▼

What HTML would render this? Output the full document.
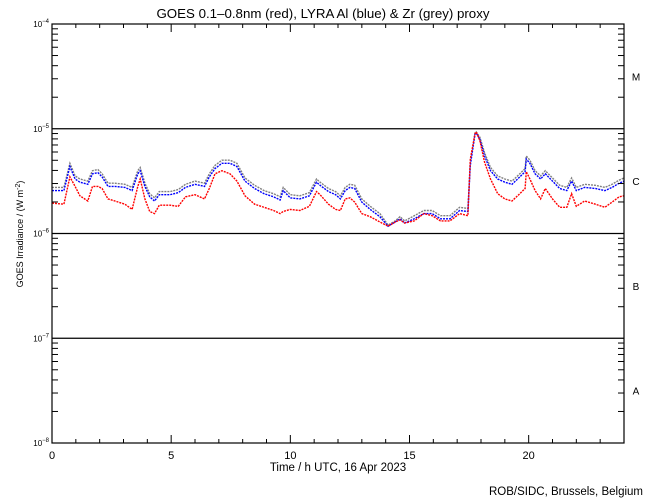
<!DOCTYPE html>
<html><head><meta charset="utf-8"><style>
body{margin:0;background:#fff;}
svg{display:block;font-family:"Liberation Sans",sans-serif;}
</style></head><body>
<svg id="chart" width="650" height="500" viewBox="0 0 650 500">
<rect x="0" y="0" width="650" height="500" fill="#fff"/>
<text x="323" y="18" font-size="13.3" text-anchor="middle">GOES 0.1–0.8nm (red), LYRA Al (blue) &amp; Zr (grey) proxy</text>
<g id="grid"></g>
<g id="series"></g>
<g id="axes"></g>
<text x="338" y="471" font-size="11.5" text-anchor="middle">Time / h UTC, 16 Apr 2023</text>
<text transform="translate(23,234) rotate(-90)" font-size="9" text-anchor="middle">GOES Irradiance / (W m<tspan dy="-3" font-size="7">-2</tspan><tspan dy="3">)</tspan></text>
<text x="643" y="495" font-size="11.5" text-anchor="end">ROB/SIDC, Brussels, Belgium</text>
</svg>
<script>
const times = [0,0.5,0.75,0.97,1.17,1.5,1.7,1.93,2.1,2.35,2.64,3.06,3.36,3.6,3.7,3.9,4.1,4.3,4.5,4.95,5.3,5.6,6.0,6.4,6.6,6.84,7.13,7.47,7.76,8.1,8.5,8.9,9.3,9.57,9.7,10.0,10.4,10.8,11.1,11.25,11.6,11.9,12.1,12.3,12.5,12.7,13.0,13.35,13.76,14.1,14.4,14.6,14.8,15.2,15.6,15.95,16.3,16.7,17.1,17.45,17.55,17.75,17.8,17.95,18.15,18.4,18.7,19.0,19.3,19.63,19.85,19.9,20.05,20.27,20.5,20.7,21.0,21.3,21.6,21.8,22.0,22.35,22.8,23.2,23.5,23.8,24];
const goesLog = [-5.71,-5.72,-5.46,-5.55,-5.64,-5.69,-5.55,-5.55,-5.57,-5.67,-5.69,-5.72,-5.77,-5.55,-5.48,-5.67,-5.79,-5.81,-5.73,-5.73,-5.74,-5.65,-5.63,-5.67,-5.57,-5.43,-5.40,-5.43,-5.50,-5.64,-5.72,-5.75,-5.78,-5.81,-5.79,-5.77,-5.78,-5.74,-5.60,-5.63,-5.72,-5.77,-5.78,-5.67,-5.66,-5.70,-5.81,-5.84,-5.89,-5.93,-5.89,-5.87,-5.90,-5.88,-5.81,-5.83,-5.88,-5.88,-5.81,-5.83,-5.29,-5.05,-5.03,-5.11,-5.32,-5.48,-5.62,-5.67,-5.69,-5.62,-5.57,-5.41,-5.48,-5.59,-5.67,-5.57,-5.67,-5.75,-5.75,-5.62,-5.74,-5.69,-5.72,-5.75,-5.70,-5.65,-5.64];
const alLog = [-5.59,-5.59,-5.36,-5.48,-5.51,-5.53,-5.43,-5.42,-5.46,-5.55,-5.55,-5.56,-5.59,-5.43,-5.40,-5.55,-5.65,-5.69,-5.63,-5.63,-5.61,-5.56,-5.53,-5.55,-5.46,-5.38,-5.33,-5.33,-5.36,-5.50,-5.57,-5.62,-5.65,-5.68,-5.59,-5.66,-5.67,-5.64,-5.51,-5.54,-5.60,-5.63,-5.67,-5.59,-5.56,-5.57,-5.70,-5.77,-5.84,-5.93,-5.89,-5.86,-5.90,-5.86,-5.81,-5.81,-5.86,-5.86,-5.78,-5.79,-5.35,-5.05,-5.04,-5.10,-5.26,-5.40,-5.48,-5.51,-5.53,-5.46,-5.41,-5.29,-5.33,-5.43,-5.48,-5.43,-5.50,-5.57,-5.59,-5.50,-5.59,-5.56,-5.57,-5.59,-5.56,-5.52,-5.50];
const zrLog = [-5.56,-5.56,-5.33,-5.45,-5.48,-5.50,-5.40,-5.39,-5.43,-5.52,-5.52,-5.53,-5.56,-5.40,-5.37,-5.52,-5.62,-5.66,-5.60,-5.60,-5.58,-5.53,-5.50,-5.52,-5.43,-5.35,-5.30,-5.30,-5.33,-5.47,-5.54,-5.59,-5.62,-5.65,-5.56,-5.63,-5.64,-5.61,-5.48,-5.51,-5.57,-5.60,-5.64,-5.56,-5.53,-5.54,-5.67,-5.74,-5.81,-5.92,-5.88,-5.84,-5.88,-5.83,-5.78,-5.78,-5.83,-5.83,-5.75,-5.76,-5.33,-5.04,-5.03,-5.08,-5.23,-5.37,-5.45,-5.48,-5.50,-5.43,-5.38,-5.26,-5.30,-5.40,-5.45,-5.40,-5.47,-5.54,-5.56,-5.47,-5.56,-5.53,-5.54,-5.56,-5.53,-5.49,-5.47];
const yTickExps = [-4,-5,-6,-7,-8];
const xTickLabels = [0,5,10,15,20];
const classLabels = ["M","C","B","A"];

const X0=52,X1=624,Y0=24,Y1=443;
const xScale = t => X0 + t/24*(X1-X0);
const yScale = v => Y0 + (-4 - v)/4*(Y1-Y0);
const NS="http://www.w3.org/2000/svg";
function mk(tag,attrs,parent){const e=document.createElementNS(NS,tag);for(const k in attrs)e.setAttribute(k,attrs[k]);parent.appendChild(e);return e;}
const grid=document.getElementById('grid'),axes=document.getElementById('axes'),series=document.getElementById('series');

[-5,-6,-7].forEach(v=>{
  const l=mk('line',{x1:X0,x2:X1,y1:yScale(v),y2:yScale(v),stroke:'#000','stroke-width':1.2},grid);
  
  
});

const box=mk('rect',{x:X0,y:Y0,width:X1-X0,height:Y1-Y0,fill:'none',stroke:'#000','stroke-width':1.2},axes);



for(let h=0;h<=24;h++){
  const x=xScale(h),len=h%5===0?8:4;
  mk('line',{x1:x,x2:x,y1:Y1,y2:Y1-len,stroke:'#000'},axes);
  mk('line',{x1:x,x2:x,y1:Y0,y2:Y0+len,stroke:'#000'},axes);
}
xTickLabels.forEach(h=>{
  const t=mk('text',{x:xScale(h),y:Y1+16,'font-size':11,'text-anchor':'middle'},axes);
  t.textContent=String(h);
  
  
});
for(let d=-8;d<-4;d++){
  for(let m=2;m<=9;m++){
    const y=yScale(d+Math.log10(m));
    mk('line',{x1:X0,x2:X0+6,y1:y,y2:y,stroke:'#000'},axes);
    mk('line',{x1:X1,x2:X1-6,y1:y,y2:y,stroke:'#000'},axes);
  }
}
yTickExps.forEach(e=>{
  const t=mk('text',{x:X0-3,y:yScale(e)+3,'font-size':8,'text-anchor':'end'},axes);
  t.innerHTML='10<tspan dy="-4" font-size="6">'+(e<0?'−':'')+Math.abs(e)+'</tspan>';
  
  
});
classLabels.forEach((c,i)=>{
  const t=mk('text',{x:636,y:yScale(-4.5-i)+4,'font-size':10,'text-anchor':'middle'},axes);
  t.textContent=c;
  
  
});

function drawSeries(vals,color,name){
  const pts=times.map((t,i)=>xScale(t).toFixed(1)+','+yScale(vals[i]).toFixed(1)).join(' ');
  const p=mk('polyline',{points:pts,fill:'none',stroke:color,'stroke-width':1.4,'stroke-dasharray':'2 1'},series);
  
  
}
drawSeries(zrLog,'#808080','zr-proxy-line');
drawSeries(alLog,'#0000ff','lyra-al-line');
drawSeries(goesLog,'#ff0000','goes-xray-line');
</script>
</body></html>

▲

Please write out all of the material above without changing a word, and omit any pictures.

What HTML would render this? Output the full document.
<!DOCTYPE html>
<html><head><meta charset="utf-8"><style>
body{margin:0;background:#fff;}
svg{display:block;font-family:"Liberation Sans",sans-serif;}
</style></head><body>
<svg id="chart" width="650" height="500" viewBox="0 0 650 500">
<rect x="0" y="0" width="650" height="500" fill="#fff"/>
<text x="323" y="18" font-size="13.3" text-anchor="middle">GOES 0.1–0.8nm (red), LYRA Al (blue) &amp; Zr (grey) proxy</text>
<g id="grid"></g>
<g id="series"></g>
<g id="axes"></g>
<text x="338" y="471" font-size="11.5" text-anchor="middle">Time / h UTC, 16 Apr 2023</text>
<text transform="translate(23,234) rotate(-90)" font-size="9" text-anchor="middle">GOES Irradiance / (W m<tspan dy="-3" font-size="7">-2</tspan><tspan dy="3">)</tspan></text>
<text x="643" y="495" font-size="11.5" text-anchor="end">ROB/SIDC, Brussels, Belgium</text>
</svg>
<script>
const times = [0,0.5,0.75,0.97,1.17,1.5,1.7,1.93,2.1,2.35,2.64,3.06,3.36,3.6,3.7,3.9,4.1,4.3,4.5,4.95,5.3,5.6,6.0,6.4,6.6,6.84,7.13,7.47,7.76,8.1,8.5,8.9,9.3,9.57,9.7,10.0,10.4,10.8,11.1,11.25,11.6,11.9,12.1,12.3,12.5,12.7,13.0,13.35,13.76,14.1,14.4,14.6,14.8,15.2,15.6,15.95,16.3,16.7,17.1,17.45,17.55,17.75,17.8,17.95,18.15,18.4,18.7,19.0,19.3,19.63,19.85,19.9,20.05,20.27,20.5,20.7,21.0,21.3,21.6,21.8,22.0,22.35,22.8,23.2,23.5,23.8,24];
const goesLog = [-5.71,-5.72,-5.46,-5.55,-5.64,-5.69,-5.55,-5.55,-5.57,-5.67,-5.69,-5.72,-5.77,-5.55,-5.48,-5.67,-5.79,-5.81,-5.73,-5.73,-5.74,-5.65,-5.63,-5.67,-5.57,-5.43,-5.40,-5.43,-5.50,-5.64,-5.72,-5.75,-5.78,-5.81,-5.79,-5.77,-5.78,-5.74,-5.60,-5.63,-5.72,-5.77,-5.78,-5.67,-5.66,-5.70,-5.81,-5.84,-5.89,-5.93,-5.89,-5.87,-5.90,-5.88,-5.81,-5.83,-5.88,-5.88,-5.81,-5.83,-5.29,-5.05,-5.03,-5.11,-5.32,-5.48,-5.62,-5.67,-5.69,-5.62,-5.57,-5.41,-5.48,-5.59,-5.67,-5.57,-5.67,-5.75,-5.75,-5.62,-5.74,-5.69,-5.72,-5.75,-5.70,-5.65,-5.64];
const alLog = [-5.59,-5.59,-5.36,-5.48,-5.51,-5.53,-5.43,-5.42,-5.46,-5.55,-5.55,-5.56,-5.59,-5.43,-5.40,-5.55,-5.65,-5.69,-5.63,-5.63,-5.61,-5.56,-5.53,-5.55,-5.46,-5.38,-5.33,-5.33,-5.36,-5.50,-5.57,-5.62,-5.65,-5.68,-5.59,-5.66,-5.67,-5.64,-5.51,-5.54,-5.60,-5.63,-5.67,-5.59,-5.56,-5.57,-5.70,-5.77,-5.84,-5.93,-5.89,-5.86,-5.90,-5.86,-5.81,-5.81,-5.86,-5.86,-5.78,-5.79,-5.35,-5.05,-5.04,-5.10,-5.26,-5.40,-5.48,-5.51,-5.53,-5.46,-5.41,-5.29,-5.33,-5.43,-5.48,-5.43,-5.50,-5.57,-5.59,-5.50,-5.59,-5.56,-5.57,-5.59,-5.56,-5.52,-5.50];
const zrLog = [-5.56,-5.56,-5.33,-5.45,-5.48,-5.50,-5.40,-5.39,-5.43,-5.52,-5.52,-5.53,-5.56,-5.40,-5.37,-5.52,-5.62,-5.66,-5.60,-5.60,-5.58,-5.53,-5.50,-5.52,-5.43,-5.35,-5.30,-5.30,-5.33,-5.47,-5.54,-5.59,-5.62,-5.65,-5.56,-5.63,-5.64,-5.61,-5.48,-5.51,-5.57,-5.60,-5.64,-5.56,-5.53,-5.54,-5.67,-5.74,-5.81,-5.92,-5.88,-5.84,-5.88,-5.83,-5.78,-5.78,-5.83,-5.83,-5.75,-5.76,-5.33,-5.04,-5.03,-5.08,-5.23,-5.37,-5.45,-5.48,-5.50,-5.43,-5.38,-5.26,-5.30,-5.40,-5.45,-5.40,-5.47,-5.54,-5.56,-5.47,-5.56,-5.53,-5.54,-5.56,-5.53,-5.49,-5.47];
const yTickExps = [-4,-5,-6,-7,-8];
const xTickLabels = [0,5,10,15,20];
const classLabels = ["M","C","B","A"];

const X0=52,X1=624,Y0=24,Y1=443;
const xScale = t => X0 + t/24*(X1-X0);
const yScale = v => Y0 + (-4 - v)/4*(Y1-Y0);
const NS="http://www.w3.org/2000/svg";
function mk(tag,attrs,parent){const e=document.createElementNS(NS,tag);for(const k in attrs)e.setAttribute(k,attrs[k]);parent.appendChild(e);return e;}
const grid=document.getElementById('grid'),axes=document.getElementById('axes'),series=document.getElementById('series');

[-5,-6,-7].forEach(v=>{
  const l=mk('line',{x1:X0,x2:X1,y1:yScale(v),y2:yScale(v),stroke:'#000','stroke-width':1.2},grid);
  
  
});

const box=mk('rect',{x:X0,y:Y0,width:X1-X0,height:Y1-Y0,fill:'none',stroke:'#000','stroke-width':1.2},axes);



for(let h=0;h<=24;h++){
  const x=xScale(h),len=h%5===0?8:4;
  mk('line',{x1:x,x2:x,y1:Y1,y2:Y1-len,stroke:'#000'},axes);
  mk('line',{x1:x,x2:x,y1:Y0,y2:Y0+len,stroke:'#000'},axes);
}
xTickLabels.forEach(h=>{
  const t=mk('text',{x:xScale(h),y:Y1+16,'font-size':11,'text-anchor':'middle'},axes);
  t.textContent=String(h);
  
  
});
for(let d=-8;d<-4;d++){
  for(let m=2;m<=9;m++){
    const y=yScale(d+Math.log10(m));
    mk('line',{x1:X0,x2:X0+6,y1:y,y2:y,stroke:'#000'},axes);
    mk('line',{x1:X1,x2:X1-6,y1:y,y2:y,stroke:'#000'},axes);
  }
}
yTickExps.forEach(e=>{
  const t=mk('text',{x:X0-3,y:yScale(e)+3,'font-size':8,'text-anchor':'end'},axes);
  t.innerHTML='10<tspan dy="-4" font-size="6">'+(e<0?'−':'')+Math.abs(e)+'</tspan>';
  
  
});
classLabels.forEach((c,i)=>{
  const t=mk('text',{x:636,y:yScale(-4.5-i)+4,'font-size':10,'text-anchor':'middle'},axes);
  t.textContent=c;
  
  
});

function drawSeries(vals,color,name){
  const pts=times.map((t,i)=>xScale(t).toFixed(1)+','+yScale(vals[i]).toFixed(1)).join(' ');
  const p=mk('polyline',{points:pts,fill:'none',stroke:color,'stroke-width':1.4,'stroke-dasharray':'2 1'},series);
  
  
}
drawSeries(zrLog,'#808080','zr-proxy-line');
drawSeries(alLog,'#0000ff','lyra-al-line');
drawSeries(goesLog,'#ff0000','goes-xray-line');
</script>
</body></html>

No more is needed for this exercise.